* [Written task] Take the lines from the top down to and including the one with "const xValues = [0, 0.2, 0.4, 0.6, 0.8, 1.0];" and repeat them exactly. Omit images.

* [Data rows]

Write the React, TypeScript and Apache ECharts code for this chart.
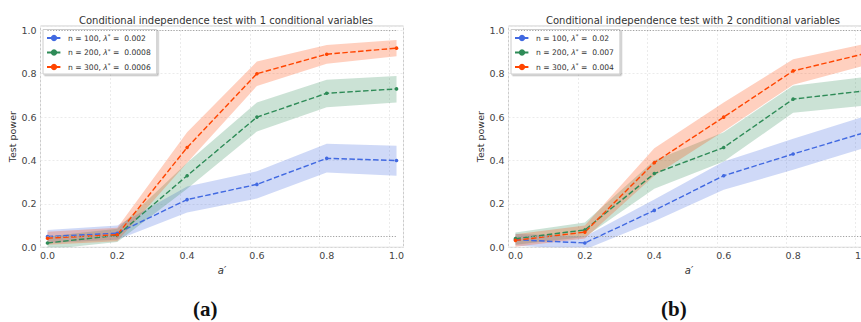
import React, { useEffect, useRef } from "react";
import * as echarts from "echarts";

const xValues = [0, 0.2, 0.4, 0.6, 0.8, 1.0];

// Panel (a): 1 conditional variable
const aNames = ["n = 100, λ* =  0.002", "n = 200, λ* =  0.0008", "n = 300, λ* =  0.0006"];
const aN100 = [0.05, 0.065, 0.22, 0.29, 0.41, 0.40];
const aN100Lo = [0.02, 0.035, 0.16, 0.225, 0.345, 0.33];
const aN100Hi = [0.08, 0.1, 0.28, 0.35, 0.477, 0.468];
const aN200 = [0.02, 0.055, 0.33, 0.6, 0.71, 0.73];
const aN200Lo = [-0.01, 0.025, 0.27, 0.534, 0.646, 0.667];
const aN200Hi = [0.05, 0.085, 0.39, 0.667, 0.772, 0.79];
const aN300 = [0.042, 0.058, 0.46, 0.8, 0.89, 0.918];
const aN300Lo = [0.012, 0.028, 0.39, 0.744, 0.846, 0.88];
const aN300Hi = [0.072, 0.09, 0.53, 0.856, 0.933, 0.956];

// Panel (b): 2 conditional variables
const bNames = ["n = 100, λ* =  0.02", "n = 200, λ* =  0.007", "n = 300, λ* =  0.004"];
const bN100 = [0.035, 0.02, 0.17, 0.33, 0.43, 0.526];
const bN100Lo = [0.008, -0.01, 0.12, 0.265, 0.357, 0.455];
const bN100Hi = [0.062, 0.05, 0.22, 0.395, 0.5, 0.6];
const bN200 = [0.04, 0.08, 0.34, 0.46, 0.683, 0.72];
const bN200Lo = [0.012, 0.048, 0.27, 0.395, 0.62, 0.652];
const bN200Hi = [0.068, 0.114, 0.4, 0.53, 0.745, 0.784];
const bN300 = [0.032, 0.07, 0.39, 0.6, 0.813, 0.89];
const bN300Lo = [0.003, 0.04, 0.33, 0.535, 0.749, 0.835];
const bN300Hi = [0.06, 0.1, 0.457, 0.667, 0.867, 0.935];

const titles = [
  "Conditional independence test with 1 conditional variables",
  "Conditional independence test with 2 conditional variables",
];
const captions = ["(a)", "(b)"];
const yTickValues = [0, 0.2, 0.4, 0.6, 0.8, 1.0];
const refLevels = [1.0, 0.05];

const COLORS = ["#4169e1", "#2e8b57", "#ff4500"];
const BANDS = ["rgba(65,105,225,0.25)", "rgba(46,139,87,0.25)", "rgba(255,69,0,0.25)"];
const FONT = "DejaVu Sans";

const CANVAS_W = 880; // wider than the visible 861 px so the right panel runs off the edge

const panels = [
  { names: aNames, mean: [aN100, aN200, aN300], lo: [aN100Lo, aN200Lo, aN300Lo], hi: [aN100Hi, aN200Hi, aN300Hi] },
  { names: bNames, mean: [bN100, bN200, bN300], lo: [bN100Lo, bN200Lo, bN300Lo], hi: [bN100Hi, bN200Hi, bN300Hi] },
];

const gridPos = [
  { left: 40.5, right: CANVAS_W - 403.5, center: 221 },
  { left: 508.5, right: CANVAS_W - 869.5, center: 688 },
];

function buildOption() {
  const grid: any[] = [];
  const xAxis: any[] = [];
  const yAxis: any[] = [];
  const series: any[] = [];
  const legend: any[] = [];
  const graphic: any[] = [];
  const title: any[] = [];

  panels.forEach((p, k) => {
    const g = gridPos[k];
    grid.push({ left: g.left, right: g.right, top: 26, height: 221.3, show: true, borderColor: "#cccccc", borderWidth: 1, backgroundColor: "transparent" });
    xAxis.push({
      type: "value", gridIndex: k, min: -0.02, max: 1.02, interval: 0.2,
      name: "a′", nameLocation: "middle", nameGap: 14,
      nameTextStyle: { fontFamily: FONT, fontSize: 10, color: "#333", fontStyle: "italic" },
      axisLine: { show: false }, axisTick: { show: false },
      axisLabel: {
        fontFamily: FONT, fontSize: 9.5, color: "#444", margin: 3,
        customValues: xValues,
        formatter: (v: number) => v.toFixed(1),
      },
      splitLine: { show: true, lineStyle: { color: "#ebebeb", type: [2, 2], width: 1 } },
    });
    yAxis.push({
      type: "value", gridIndex: k, min: 0, max: 1.02,
      name: "Test power", nameLocation: "middle", nameGap: 21, nameRotate: 90,
      nameTextStyle: { fontFamily: FONT, fontSize: 9.5, color: "#333" },
      axisLine: { show: false }, axisTick: { show: false },
      axisLabel: {
        fontFamily: FONT, fontSize: 9.5, color: "#444", margin: 4,
        customValues: yTickValues,
        formatter: (v: number) => v.toFixed(1),
      },
      splitLine: { show: true, lineStyle: { color: "#ebebeb", type: [2, 2], width: 1 } },
    });
    // bands
    p.mean.forEach((_, s) => {
      const lo = p.lo[s];
      const hi = p.hi[s];
      series.push({
        type: "custom", xAxisIndex: k, yAxisIndex: k, clip: true, silent: true, z: 1,
        data: xValues.map((x, i) => [x, lo[i], hi[i]]),
        encode: { x: 0, y: [1, 2] },
        renderItem: (params: any, api: any) => {
          if (params.dataIndex !== 0) return null;
          const top = xValues.map((x, i) => api.coord([x, hi[i]]));
          const bot = xValues.map((x, i) => api.coord([x, lo[i]])).reverse();
          return { type: "polygon", shape: { points: top.concat(bot) }, style: { fill: BANDS[s] } };
        },
      });
    });
    // reference dotted lines
    series.push({
      type: "line", xAxisIndex: k, yAxisIndex: k, data: [], silent: true,
      markLine: {
        symbol: "none", silent: true, label: { show: false },
        lineStyle: { color: "#a0a0a0", type: [1.2, 1.6], width: 1 },
        data: refLevels.map((lv) => [{ coord: [0, lv] }, { coord: [1, lv] }]),
      },
    });
    // lines
    p.mean.forEach((m, s) => {
      series.push({
        type: "line", name: p.names[s], xAxisIndex: k, yAxisIndex: k, z: 3,
        data: xValues.map((x, i) => [x, m[i]]),
        symbol: "circle", symbolSize: 3.6,
        itemStyle: { color: COLORS[s] },
        lineStyle: { color: COLORS[s], width: 1.4, type: [5.5, 2.4] },
      });
    });
    legend.push({
      data: p.names, orient: "vertical", left: g.left + 2.5, top: 29.5,
      itemWidth: 14, itemHeight: 8, itemGap: 5.5,
      padding: [3.5, 6, 3, 3], backgroundColor: "#ffffff",
      borderColor: "#cccccc", borderWidth: 1, borderRadius: 0,
      shadowColor: "rgba(0,0,0,0.25)", shadowBlur: 0, shadowOffsetX: 1.5, shadowOffsetY: 1.5,
      selectedMode: false,
      formatter: (name: string) => name.replace("λ*", "{l|λ}{s|*}"),
      textStyle: {
        fontFamily: FONT, fontSize: 7.6, color: "#333", padding: [0, 0, 0, 2],
        rich: {
          l: { fontFamily: FONT, fontSize: 7.6, fontStyle: "italic", color: "#333" },
          s: { fontFamily: FONT, fontSize: 5.5, color: "#333", padding: [0, 0, 4, 0] },
        },
      },
    });
    title.push({
      text: titles[k], left: g.center, top: 10, textAlign: "center",
      textStyle: { fontFamily: FONT, fontSize: 10, fontWeight: "normal", color: "#333" },
    });
    graphic.push({
      type: "text", left: g.center - 14 - (k === 0 ? 14 : 13), top: 298,
      style: { text: captions[k], font: "bold 21px 'Liberation Serif'", fill: "#111" },
    });
  });

  return { animation: false, backgroundColor: "#ffffff", grid, xAxis, yAxis, series, legend, title, graphic };
}

export default function App() {
  const ref = useRef<HTMLDivElement>(null);
  useEffect(() => {
    if (!ref.current) return;
    const chart = echarts.init(ref.current, undefined, { renderer: "svg" });
    chart.setOption(buildOption() as any);
    return () => chart.dispose();
  }, []);
  return (
    <div style={{ position: "absolute", left: 0, top: 0, width: 861, height: 322, overflow: "hidden", background: "#fff" }}>
      <div ref={ref} style={{ width: CANVAS_W, height: 322 }} />
    </div>
  );
}
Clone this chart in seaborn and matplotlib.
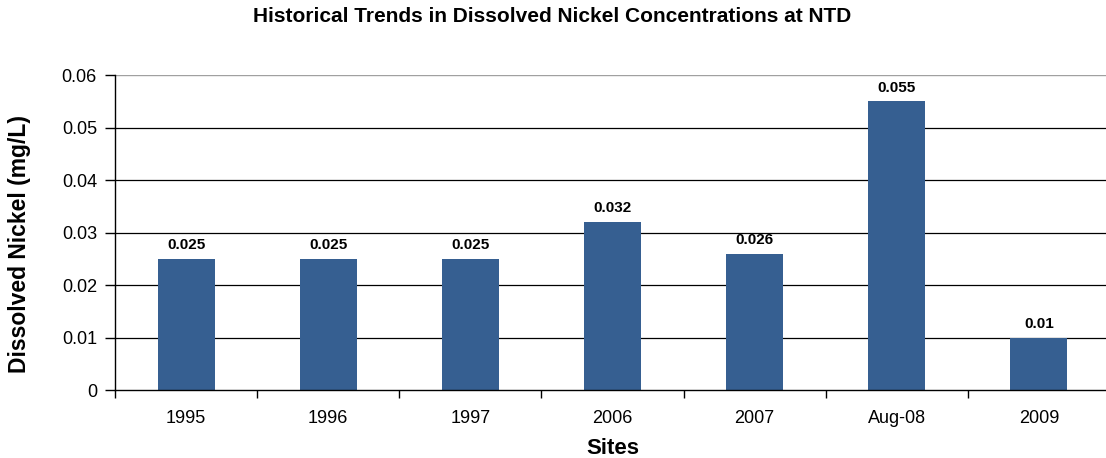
import matplotlib
matplotlib.use("Agg")
import matplotlib.pyplot as plt
import seaborn as sns
import pandas as pd

categories = ["1995", "1996", "1997", "2006", "2007", "Aug-08", "2009"]
values = [0.025, 0.025, 0.025, 0.032, 0.026, 0.055, 0.01]
value_labels = ["0.025", "0.025", "0.025", "0.032", "0.026", "0.055", "0.01"]
yticks = [0, 0.01, 0.02, 0.03, 0.04, 0.05, 0.06]
ytick_labels = ["0", "0.01", "0.02", "0.03", "0.04", "0.05", "0.06"]

sns.set_style("white")
plt.rcParams['font.family'] = ['Liberation Sans', 'DejaVu Sans']
plt.rcParams['text.color'] = 'black'
plt.rcParams['axes.labelcolor'] = 'black'
plt.rcParams['xtick.color'] = 'black'
plt.rcParams['ytick.color'] = 'black'

df = pd.DataFrame({"Sites": categories, "Value": values})

fig = plt.figure(figsize=(11.06, 4.58), dpi=100)
# plot area extends slightly past the right edge, as in the reference
ax = fig.add_axes([0.104, 0.148, 0.8996, 0.688])
sns.barplot(data=df, x="Sites", y="Value", color="#365F91", width=0.4,
            saturation=1, ax=ax, edgecolor="none")

ax.set_ylim(0, 0.06)
ax.set_xlim(-0.5, len(categories) - 0.5)
ax.set_yticks(yticks)
ax.set_yticklabels(ytick_labels, fontsize=13)
ax.set_axisbelow(True)
for y in yticks[1:-1]:
    ax.axhline(y, color="black", lw=0.9, zorder=0)
ax.axhline(0.06, color="#A0A0A0", lw=1.0, zorder=0)

# category ticks between bars
ax.set_xticks(range(len(categories)))
ax.set_xticklabels(categories, fontsize=13)
ax.tick_params(axis="x", which="major", bottom=True, length=0, pad=14)
ax.set_xticks([i - 0.5 for i in range(len(categories) + 1)], minor=True)
ax.tick_params(axis="x", which="minor", bottom=True, length=6, width=1,
               color="black", direction="out")
ax.tick_params(axis="y", left=True, length=7, width=1, color="black",
               direction="out", pad=6)

for s in ["top", "right"]:
    ax.spines[s].set_visible(False)
for s in ["left", "bottom"]:
    ax.spines[s].set_color("black")
    ax.spines[s].set_linewidth(1)

for i, (v, lab) in enumerate(zip(values, value_labels)):
    ax.text(i, v + 0.0013, lab, ha="center", va="bottom", fontsize=11, fontweight="bold")

ax.set_xlabel("Sites", fontsize=16, fontweight="bold", labelpad=8)
ax.set_ylabel("Dissolved Nickel (mg/L)", fontsize=16.5, fontweight="bold")
ax.yaxis.set_label_coords(-0.084, 0.465)
fig.suptitle("Historical Trends in Dissolved Nickel Concentrations at NTD",
             fontsize=15, fontweight="bold", x=0.499, y=0.985)

fig.savefig("out.png", dpi=100)
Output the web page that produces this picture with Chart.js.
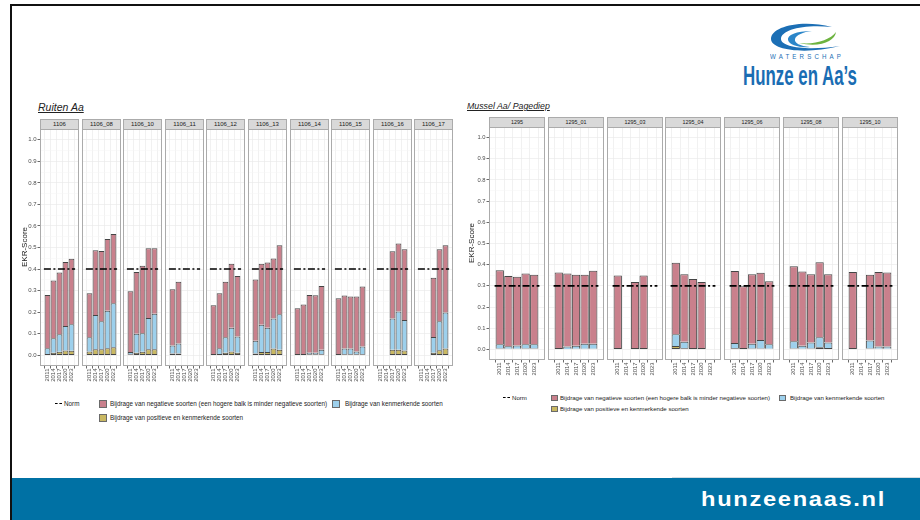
<!DOCTYPE html>
<html><head><meta charset="utf-8">
<script src="https://cdn.jsdelivr.net/npm/chart.js@4/dist/chart.umd.min.js"></script>
<style>
html,body{margin:0;padding:0;background:#fff;}
#root{position:relative;width:920px;height:520px;overflow:hidden;background:#fff;font-family:"Liberation Sans",Arial,sans-serif;}
.strip{position:absolute;background:#D9D9D9;border:1px solid #ABABAB;box-sizing:border-box;color:#1a1a1a;text-align:center;white-space:nowrap;overflow:hidden;}
.facet{position:absolute;}
.txt{position:absolute;white-space:nowrap;color:#1a1a1a;line-height:1;}
.sw{position:absolute;box-sizing:border-box;border:1px solid #6a6a6a;}
</style></head><body><div id="root">
<div style="position:absolute;left:10px;top:4px;width:910px;height:2px;background:#111;"></div>
<div style="position:absolute;left:10px;top:4px;width:2px;height:516px;background:#111;"></div>
<div style="position:absolute;left:12px;top:478px;width:908px;height:42px;background:#0071A4;"></div>
<div style="position:absolute;left:672px;top:477px;width:248px;height:1px;background:#d5dde2;"></div>
<div id="foot" class="txt" style="left:701px;top:488px;font-family:'Liberation Sans Narrow','Liberation Sans',Arial,sans-serif;font-weight:bold;font-size:21px;letter-spacing:1.5px;color:#fff;transform-origin:left top;">hunzeenaas.nl</div>
<svg style="position:absolute;left:0;top:0" width="920" height="100">
 <path d="M832 27 C 800 19, 771 27, 771 39 C 771 50, 805 55, 840 46 C 806 51, 781 47, 781 39 C 781 30, 803 24, 832 27 Z" fill="#1C6FB5"/>
 <path d="M812 31 C 796 31, 787 35, 788 40 C 789 45, 800 48, 810 47 C 800 46, 794 43, 795 39 C 796 35, 803 32, 812 31 Z" fill="#2B86C9"/>
 <path d="M799 43 C 815 45, 830 40, 836 32 C 835 41, 820 48, 799 43 Z" fill="#6DB33F"/>
</svg>
<div id="water" class="txt" style="left:770px;top:54px;font-size:6.5px;letter-spacing:3.3px;color:#1C6FB5;transform-origin:left top;">WATERSCHAP</div>
<div id="hunze" class="txt" style="left:743px;top:62px;font-family:'Liberation Sans Narrow','Liberation Sans',Arial,sans-serif;font-weight:bold;font-size:28px;color:#1A6DB3;transform-origin:left top;">Hunze en Aa’s</div>
<div class="txt" style="left:38px;top:102px;font-size:10.5px;font-style:italic;text-decoration:underline;color:#222;">Ruiten Aa</div>
<div class="txt" style="left:467px;top:102px;font-size:8.8px;font-style:italic;text-decoration:underline;color:#222;">Mussel Aa/ Pagediep</div>
</div>
<script>
// ---------- data ----------
const years = ['2011','2014','2017','2020','2023'];
const yTickValues = [0,0.1,0.2,0.3,0.4,0.5,0.6,0.7,0.8,0.9,1.0];
const yTickLabels = ['0.0','0.1','0.2','0.3','0.4','0.5','0.6','0.7','0.8','0.9','1.0'];
const yAxisTitle = 'EKR-Score';
const legendNorm = 'Norm';
const legendNegatief = 'Bijdrage van negatieve soorten (een hogere balk is minder negatieve soorten)';
const legendKenmerkend = 'Bijdrage van kenmerkende soorten';
const legendPositief = 'Bijdrage van positieve en kenmerkende soorten';

const ruitenFacets = ['1106','1106_08','1106_10','1106_11','1106_12','1106_13','1106_14','1106_15','1106_16','1106_17'];
const ruitenNorm = 0.4;
const ruitenPositief = [
 [0.006,0.011,0.016,0.022,0.021],
 [0.017,0.028,0.028,0.032,0.037],
 [0.005,0.012,0.016,0.028,0.028],
 [0.008,0.008,null,null,null],
 [0,0.006,0.012,0.017,0.012],
 [0.008,0.015,0.015,0.031,0.026],
 [0,0,0.004,0.004,0.005],
 [0,0.005,0.005,0.004,0.005],
 [null,null,0.026,0.026,0.022],
 [null,null,0.012,0.023,0.031]
];
const ruitenKenmerkend = [
 [0.026,0.068,0.081,0.114,0.123],
 [0.067,0.159,0.130,0.175,0.204],
 [0.010,0.088,0.086,0.145,0.165],
 [0.037,0.046,null,null,null],
 [0,0.026,0.072,0.110,0.075],
 [0.059,0.127,0.112,0.139,0.164],
 [0,0,0.008,0.008,0.021],
 [0,0.026,0.026,0.013,0.035],
 [null,null,0.144,0.177,0.141],
 [null,null,0.073,0.135,0.167]
];
const ruitenNegatief = [
 [0.248,0.268,0.287,0.297,0.304],
 [0.204,0.300,0.326,0.333,0.322],
 [0.282,0.286,0.313,0.323,0.303],
 [0.261,0.287,null,null,null],
 [0.232,0.256,0.257,0.298,0.281],
 [0.285,0.283,0.303,0.279,0.321],
 [0.218,0.236,0.267,0.266,0.295],
 [0.264,0.246,0.242,0.256,0.279],
 [null,null,0.313,0.316,0.329],
 [null,null,0.275,0.334,0.313]
];

const musselFacets = ['1295','1295_01','1295_03','1295_04','1295_06','1295_08','1295_10'];
const musselNorm = 0.3;
const musselPositief = [
 [0.004,0.003,0.003,0.004,0.004],
 [0,0.002,0.003,0.003,0.003],
 [0,null,0,0,null],
 [0.016,0.006,0,0,null],
 [0.006,0,0.004,0.004,0.003],
 [0.004,0.003,0.004,0.010,0.007],
 [0,null,0.004,0.003,0.003]
];
const musselKenmerkend = [
 [0.020,0.012,0.015,0.020,0.020],
 [0,0.012,0.014,0.024,0.024],
 [0,null,0,0,null],
 [0.055,0.030,0,0,null],
 [0.024,0,0.023,0.040,0.021],
 [0.035,0.014,0.029,0.047,0.026],
 [0,null,0.038,0.011,0.011]
];
const musselNegatief = [
 [0.350,0.331,0.325,0.334,0.328],
 [0.363,0.344,0.335,0.325,0.344],
 [0.349,null,0.318,0.349,null],
 [0.338,0.319,0.332,0.318,null],
 [0.340,0.298,0.328,0.318,0.298],
 [0.354,0.351,0.322,0.355,0.322],
 [0.365,null,0.310,0.351,0.349]
];

// ---------- style ----------
const COL_POS = '#C9B862', COL_KEN = '#9DD0EC', COL_NEG = '#C9808C', COL_EDGE = '#454545';
Chart.defaults.font.family = '"Liberation Sans", Arial, sans-serif';
const root = document.getElementById('root');

const isMajor = v => Math.abs(v*10 - Math.round(v*10)) < 1e-6;
const gridValues = [];
yTickValues.forEach((v,k) => { gridValues.push(v); if (k < yTickValues.length-1) gridValues.push((v + yTickValues[k+1]) / 2); });

const borderPlugin = {
  id: 'panelBorder',
  afterDraw(chart) {
    const a = chart.chartArea, c = chart.ctx;
    c.save(); c.strokeStyle = '#ABABAB'; c.lineWidth = 1;
    c.strokeRect(a.left + 0.5, a.top + 0.5, a.right - a.left - 1, a.bottom - a.top - 1);
    c.restore();
  }
};

function skipFor(ctx) {
  const ds = ctx.chart.data.datasets;
  for (let k = 1; k < ctx.datasetIndex; k++) {
    const p = ds[k].data[ctx.dataIndex];
    if (p && p.y) return 'start';
  }
  return false;
}
const toPts = arr => arr.map((v,j) => ({x: j + 1, y: (v === null || v === 0) ? null : v}));

function addText(txt, left, top, size, extra) {
  const d = document.createElement('div'); d.className = 'txt'; d.textContent = txt;
  d.style.left = left + 'px'; d.style.top = top + 'px'; d.style.fontSize = size + 'px';
  if (extra) Object.assign(d.style, extra);
  root.appendChild(d); return d;
}

function buildPanel(cfg) {
  cfg.facets.forEach((name, i) => {
    const left = Math.round(cfg.x0 + i * cfg.pitch);
    const first = i === 0;
    const yw = first ? cfg.yAxisW : 0;
    const s = document.createElement('div'); s.className = 'strip';
    Object.assign(s.style, {left: left + 'px', top: cfg.stripTop + 'px', width: cfg.w + 'px',
      height: (cfg.panelTop - cfg.stripTop + 1) + 'px', fontSize: cfg.stripFont + 'px',
      lineHeight: (cfg.panelTop - cfg.stripTop - 1) + 'px'});
    s.textContent = name; root.appendChild(s);

    const box = document.createElement('div'); box.className = 'facet';
    Object.assign(box.style, {left: (left - yw) + 'px', top: cfg.panelTop + 'px',
      width: (cfg.w + yw) + 'px', height: (cfg.panelH + cfg.xAxisH) + 'px'});
    const cv = document.createElement('canvas'); box.appendChild(cv); root.appendChild(box);

    const barDs = (label, arr, color) => ({type: 'bar', label, data: toPts(arr[i]), backgroundColor: color,
      borderColor: COL_EDGE, borderWidth: 1, borderSkipped: skipFor, stack: 'ekr', order: 1,
      barPercentage: 0.96, categoryPercentage: 1});

    new Chart(cv, {
      type: 'bar',
      data: {datasets: [
        {type: 'line', label: legendNorm, data: [{x: 0.4, y: cfg.norm}, {x: 5.6, y: cfg.norm}],
         borderColor: '#000', borderWidth: 1.6, borderDash: [7, 2.5, 2, 2.5], pointRadius: 0, fill: false, stack: 'norm', order: 0},
        barDs(legendPositief, cfg.pos, COL_POS),
        barDs(legendKenmerkend, cfg.ken, COL_KEN),
        barDs(legendNegatief, cfg.neg, COL_NEG)
      ]},
      options: {
        responsive: true, maintainAspectRatio: false, animation: false, devicePixelRatio: 1,
        layout: {padding: 0},
        plugins: {legend: {display: false}, tooltip: {enabled: false}},
        scales: {
          x: {type: 'linear', min: 0.4, max: 5.6,
            afterBuildTicks: sc => { sc.ticks = years.map((_, j) => ({value: j + 1})); },
            afterFit: sc => { sc.height = cfg.xAxisH; sc.paddingLeft = 0; sc.paddingRight = 0; },
            ticks: {autoSkip: false, minRotation: 90, maxRotation: 90, padding: 0,
              font: {size: cfg.tickFont}, color: '#4D4D4D', callback: (v, idx) => years[idx]},
            grid: {color: '#EBEBEB', lineWidth: 0.7, drawTicks: true, tickLength: 2.5, tickColor: '#444', tickWidth: 0.8},
            border: {display: false}},
          y: {type: 'linear', min: -0.05, max: 1.05, stacked: true,
            afterBuildTicks: sc => { sc.ticks = gridValues.map(v => ({value: v})); },
            afterFit: sc => { sc.width = yw; sc.paddingTop = 0; sc.paddingBottom = 0; },
            ticks: {display: first, padding: 1, font: {size: cfg.tickFont}, color: '#4D4D4D', autoSkip: false,
              callback: v => { const k = yTickValues.findIndex(t => Math.abs(t - v) < 1e-6); return k >= 0 ? yTickLabels[k] : ''; }},
            grid: {color: c => isMajor(c.tick.value) ? '#EBEBEB' : '#F4F4F4',
              lineWidth: c => isMajor(c.tick.value) ? 0.7 : 0.5,
              drawTicks: first, tickLength: 2.5, tickWidth: 0.8,
              tickColor: c => isMajor(c.tick.value) ? '#444' : 'rgba(0,0,0,0)'},
            border: {display: false}}
        }
      },
      plugins: [borderPlugin]
    });
  });
  addText(yAxisTitle, cfg.titleX, cfg.titleY, cfg.titleFont, {transform: 'translate(-50%,-50%) rotate(-90deg)', color: '#1a1a1a'});
}

buildPanel({facets: ruitenFacets, pos: ruitenPositief, ken: ruitenKenmerkend, neg: ruitenNegatief, norm: ruitenNorm,
  x0: 40, pitch: 41.6, w: 39, stripTop: 119, panelTop: 129, panelH: 237, yAxisW: 24, xAxisH: 22,
  stripFont: 6, tickFont: 6, titleX: 25, titleY: 247, titleFont: 8});
buildPanel({facets: musselFacets, pos: musselPositief, ken: musselKenmerkend, neg: musselNegatief, norm: musselNorm,
  x0: 489, pitch: 58.8, w: 56, stripTop: 117, panelTop: 127, panelH: 233, yAxisW: 22, xAxisH: 22,
  stripFont: 5.4, tickFont: 5.8, titleX: 472, titleY: 243, titleFont: 8});

// ---------- legends ----------
function normKey(x, cy) {
  const d = document.createElement('div');
  Object.assign(d.style, {position: 'absolute', left: x + 'px', top: (cy - 0.75) + 'px', width: '7px', height: '0',
    borderTop: '1.5px dashed #000'});
  root.appendChild(d);
}
function swatch(x, cy, size, color) {
  const d = document.createElement('div'); d.className = 'sw';
  Object.assign(d.style, {left: x + 'px', top: (cy - size / 2) + 'px', width: size + 'px', height: size + 'px', background: color});
  root.appendChild(d);
}
function legend(L) {
  normKey(L.normX, L.r1);
  addText(legendNorm, L.normX + 9, L.r1 - L.fs * 0.55, L.fs);
  swatch(L.sw1, L.r1, L.sz, COL_NEG); addText(legendNegatief, L.t1, L.r1 - L.fs * 0.55, L.fs);
  swatch(L.sw2, L.r1, L.sz, COL_KEN); addText(legendKenmerkend, L.t2, L.r1 - L.fs * 0.55, L.fs);
  swatch(L.sw1, L.r2, L.sz, COL_POS); addText(legendPositief, L.t1, L.r2 - L.fs * 0.55, L.fs);
}
legend({normX: 55, r1: 404, r2: 418, sw1: 99, t1: 110, sw2: 332, t2: 345, sz: 8, fs: 6.3});
legend({normX: 503, r1: 398, r2: 409, sw1: 551, t1: 560, sw2: 779, t2: 790, sz: 6.5, fs: 6.1});

// ---------- fit logo / footer text widths ----------
function fit(id, target) {
  const el = document.getElementById(id);
  el.style.transform = 'none';
  const w = el.getBoundingClientRect().width;
  if (w > 0) el.style.transform = 'scaleX(' + (target / w) + ')';
}
function fitAll() { fit('hunze', 114); fit('foot', 185); fit('water', 74); }
fitAll();
if (document.fonts && document.fonts.ready) document.fonts.ready.then(fitAll);
</script>
</body></html>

* [Completed exercise]
Write the React, TypeScript and Apache ECharts code for this chart.
import React, { useEffect, useRef } from "react";
import * as echarts from "echarts";

const xValues = [0, 0.2, 0.4, 0.6, 0.8, 1.0];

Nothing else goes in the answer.